Kinetic Modeling and Experimental Investigation of Hydro‐Catalytic Upgrading of Anisole as a Model Compound of Bio‐Oils Derived from Fast Pyrolysis of Lignin over Co/γ‐Al2O3

Abstract

AbstractHydro‐catalytic upgrading of anisole, as a representative of methoxy functionality model component of lignin‐derived bio‐oil over synthesized Co/γ–Al2O3 catalyst, has been studied to determine the reactions kinetics and network. The catalytic conversion was carried out in a fixed‐bed tubular micro‐activity flow reactor at 573–723 K, 8 bar, and the space velocity of 3–120 (g of Anisole)/(g of catalyst×h), in the presence of hydrogen.

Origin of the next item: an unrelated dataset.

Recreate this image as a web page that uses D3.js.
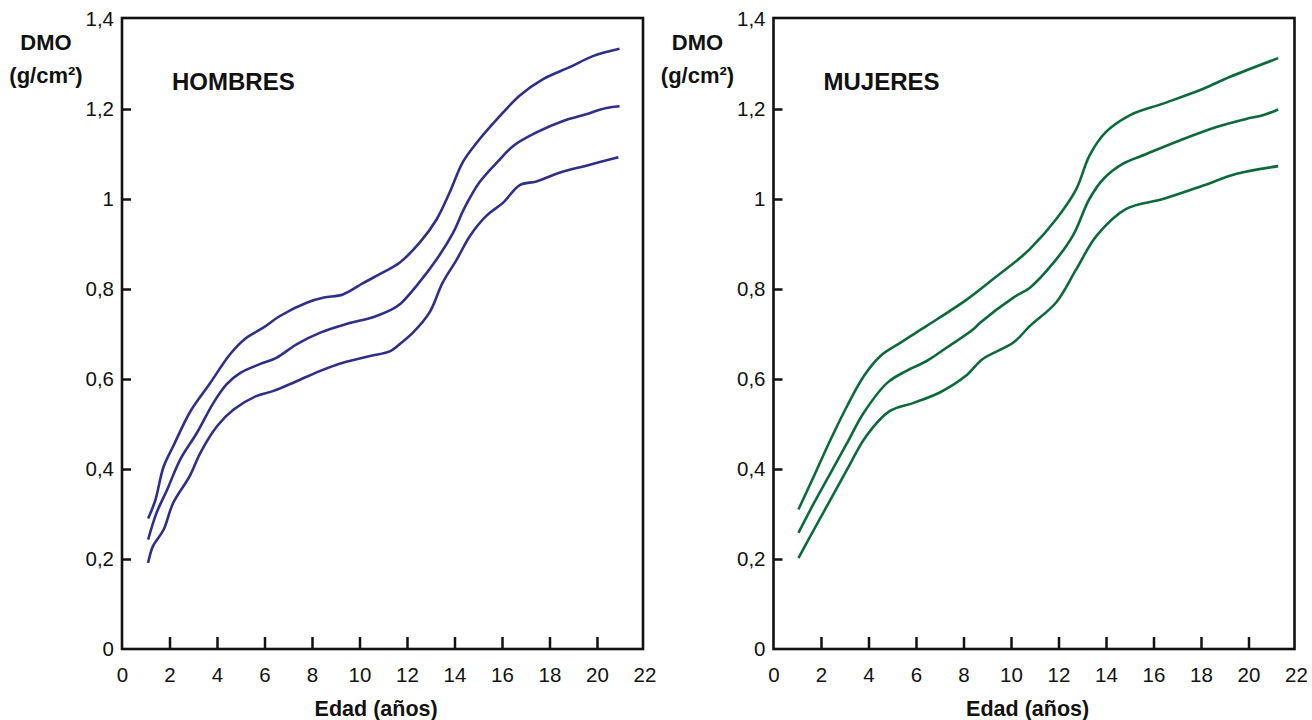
<!DOCTYPE html>
<html>
<head>
<meta charset="utf-8">
<script src="https://cdn.jsdelivr.net/npm/d3@7"></script>
<style>
  body { margin: 0; background: #fff; }
  text { font-family: "Liberation Sans", Arial, sans-serif; fill: #111; }
</style>
</head>
<body>
<svg id="chart" width="1312" height="720"></svg>
<script>
// ---- data (edad en años, DMO en g/cm2) ----
var xTicks = [0, 2, 4, 6, 8, 10, 12, 14, 16, 18, 20, 22];
var yTicks = [0, 0.2, 0.4, 0.6, 0.8, 1, 1.2, 1.4];

var menUpperAge = [1.1, 1.4, 1.75, 2.15, 2.9, 3.7, 4.55, 5.2, 5.95, 6.65, 7.8, 8.5, 9.3, 10.15, 10.85, 11.7, 12.55, 13.25, 13.8, 14.35, 14.95, 15.8, 16.75, 17.75, 18.85, 19.85, 20.95];
var menUpperVal = [0.29, 0.33, 0.405, 0.45, 0.53, 0.59, 0.655, 0.69, 0.714, 0.74, 0.77, 0.781, 0.788, 0.813, 0.833, 0.859, 0.904, 0.955, 1.015, 1.082, 1.126, 1.178, 1.23, 1.267, 1.293, 1.318, 1.334];

var menMidAge = [1.1, 1.45, 1.9, 2.45, 3.15, 3.85, 4.4, 5.0, 5.8, 6.5, 7.35, 8.35, 9.45, 10.6, 11.3, 11.7, 12.4, 13.25, 13.95, 14.4, 15.05, 15.8, 16.5, 17.45, 18.6, 19.4, 20.4, 20.95];
var menMidVal = [0.243, 0.302, 0.354, 0.421, 0.48, 0.547, 0.588, 0.614, 0.633, 0.647, 0.677, 0.703, 0.722, 0.738, 0.753, 0.766, 0.807, 0.866, 0.926, 0.978, 1.037, 1.082, 1.119, 1.148, 1.174, 1.186, 1.202, 1.206];

var menLowerAge = [1.1, 1.3, 1.75, 2.15, 2.85, 3.3, 4.0, 4.7, 5.65, 6.35, 7.35, 8.35, 9.3, 10.45, 11.3, 11.7, 12.25, 12.95, 13.5, 14.1, 14.65, 15.35, 16.05, 16.75, 17.45, 18.45, 19.55, 20.9];
var menLowerVal = [0.191, 0.228, 0.265, 0.324, 0.384, 0.436, 0.495, 0.532, 0.562, 0.573, 0.595, 0.618, 0.636, 0.651, 0.662, 0.678, 0.703, 0.748, 0.814, 0.866, 0.918, 0.963, 0.992, 1.031, 1.039, 1.059, 1.074, 1.093];

var womenUpperAge = [1.05, 1.7, 2.4, 3.1, 3.8, 4.5, 5.35, 6.45, 8.15, 9.25, 10.4, 10.8, 11.9, 12.75, 13.3, 14.0, 15.0, 16.4, 18.1, 19.2, 21.25];
var womenUpperVal = [0.31, 0.384, 0.465, 0.54, 0.606, 0.651, 0.681, 0.718, 0.777, 0.822, 0.87, 0.889, 0.955, 1.022, 1.096, 1.149, 1.186, 1.212, 1.245, 1.271, 1.313];

var womenMidAge = [1.05, 1.7, 2.4, 3.1, 3.8, 4.8, 5.6, 6.45, 7.3, 8.4, 8.7, 10.1, 10.8, 11.8, 12.6, 13.3, 13.9, 14.7, 15.7, 17.1, 18.65, 19.9, 20.6, 21.25];
var womenMidVal = [0.258, 0.324, 0.391, 0.458, 0.525, 0.592, 0.618, 0.64, 0.67, 0.71, 0.725, 0.781, 0.803, 0.859, 0.918, 1.0, 1.045, 1.078, 1.1, 1.13, 1.16, 1.178, 1.186, 1.199];

var womenLowerAge = [1.05, 1.7, 2.4, 3.1, 3.9, 4.9, 5.9, 7.0, 8.1, 8.8, 10.1, 10.8, 11.9, 12.75, 13.6, 14.85, 16.4, 18.1, 19.5, 21.25];
var womenLowerVal = [0.202, 0.265, 0.332, 0.399, 0.473, 0.529, 0.547, 0.57, 0.607, 0.644, 0.681, 0.718, 0.77, 0.844, 0.918, 0.978, 1.0, 1.03, 1.056, 1.073];

// pair ages with values
function zip(a, v) { return a.map(function(d, i) { return [d, v[i]]; }); }

var panels = [
  { title: "HOMBRES", left: 122, color: "#2e2f86",
    series: [zip(menUpperAge, menUpperVal), zip(menMidAge, menMidVal), zip(menLowerAge, menLowerVal)] },
  { title: "MUJERES", left: 773.5, color: "#0c6a3a",
    series: [zip(womenUpperAge, womenUpperVal), zip(womenMidAge, womenMidVal), zip(womenLowerAge, womenLowerVal)] }
];

var svg = d3.select("#chart");

// shared y scale
var y = d3.scaleLinear().domain([0, 1.4]).range([649, 19]);

function fmt(d) {
  if (d === 0) return "0";
  if (d === 1) return "1";
  return d3.format(".1f")(d).replace(".", ",");
}

panels.forEach(function(p) {
  var x = d3.scaleLinear().domain([0, 22]).range([p.left, p.left + 522.5]);
  var g = svg.append("g");

  // curves
  var line = d3.line()
    .x(function(d) { return x(d[0]); })
    .y(function(d) { return y(d[1]); })
    .curve(d3.curveCatmullRom.alpha(0.5));

  g.selectAll("path.curve")
    .data(p.series)
    .enter()
  .append("path")
    .attr("class", "curve")
    .attr("d", line)
    .attr("fill", "none")
    .attr("stroke", p.color)
    .attr("stroke-width", 2.6);

  // x axis (ticks pointing inward)
  var xa = g.append("g")
    .attr("transform", "translate(0," + y(0) + ")")
    .call(d3.axisBottom(x).tickValues(xTicks).tickSize(-12).tickPadding(18));
  xa.select(".domain").remove();
  xa.selectAll(".tick line")
    .attr("stroke", "#111").attr("stroke-width", 2.5)
    .filter(function(d) { return d === 0 || d === 22; }).remove();
  xa.selectAll(".tick text")
    .attr("font-size", 20.5).attr("fill", "#111")
    .style("font-family", "'Liberation Sans', Arial, sans-serif");

  // y axis
  var ya = g.append("g")
    .attr("transform", "translate(" + p.left + ",0)")
    .call(d3.axisLeft(y).tickValues(yTicks).tickSize(-9).tickPadding(8).tickFormat(fmt));
  ya.select(".domain").remove();
  ya.selectAll(".tick line")
    .attr("stroke", "#111").attr("stroke-width", 2.5)
    .filter(function(d) { return d === 0 || d === 1.4; }).remove();
  ya.selectAll(".tick text")
    .attr("font-size", 20.5).attr("fill", "#111")
    .style("font-family", "'Liberation Sans', Arial, sans-serif");

  // frame
  g.append("rect")
    .attr("x", x(0))
    .attr("y", 18)
    .attr("width", x(22) - x(0) - 1.5)
    .attr("height", y(0) - 18)
    .attr("fill", "none")
    .attr("stroke", "#111")
    .attr("stroke-width", 2.6);

  // panel title
  g.append("text")
    .attr("x", x(0) + 50)
    .attr("y", 90)
    .attr("font-size", 24)
    .attr("font-weight", "bold")
    .text(p.title);

  // y axis title
  g.append("text")
    .attr("x", x(0) - 76)
    .attr("y", 50)
    .attr("text-anchor", "middle")
    .attr("font-size", 22)
    .attr("font-weight", "bold")
    .text("DMO");
  g.append("text")
    .attr("x", x(0) - 76)
    .attr("y", 83)
    .attr("text-anchor", "middle")
    .attr("font-size", 22)
    .attr("font-weight", "bold")
    .text("(g/cm²)");

  // x axis title
  g.append("text")
    .attr("x", x(10.7))
    .attr("y", 716)
    .attr("text-anchor", "middle")
    .attr("font-size", 21.5)
    .attr("font-weight", "bold")
    .text("Edad (años)");
});
</script>
</body>
</html>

According to selectivity‐conversion data, anisole was converted to benzene and toluene via hydrodeoxygenation (HDO), phenol via hydrogenolysis and phenol derivatives via alkylation and trans‐alkylation. Furthermore, a pseudo‐first‐order model has been developed to estimate the apparent activation energy and kinetic constants. Toluene formation pathway possessed the minimum apparent activation energy. From experimental results, hydrogenolysis and HDO are characterized by the highest and lowest rate, respectively among various reactions on Co/γ–Al2O3. The overall rate of anisole conversion over Co/γ–Al2O3 was higher than that of commercial CoMo/γ–Al2O3 catalyst. Sensitivity analysis of operating conditions indicated that operating temperature increment improved the overall anisole conversion and selectivity to benzene as the main HDO product.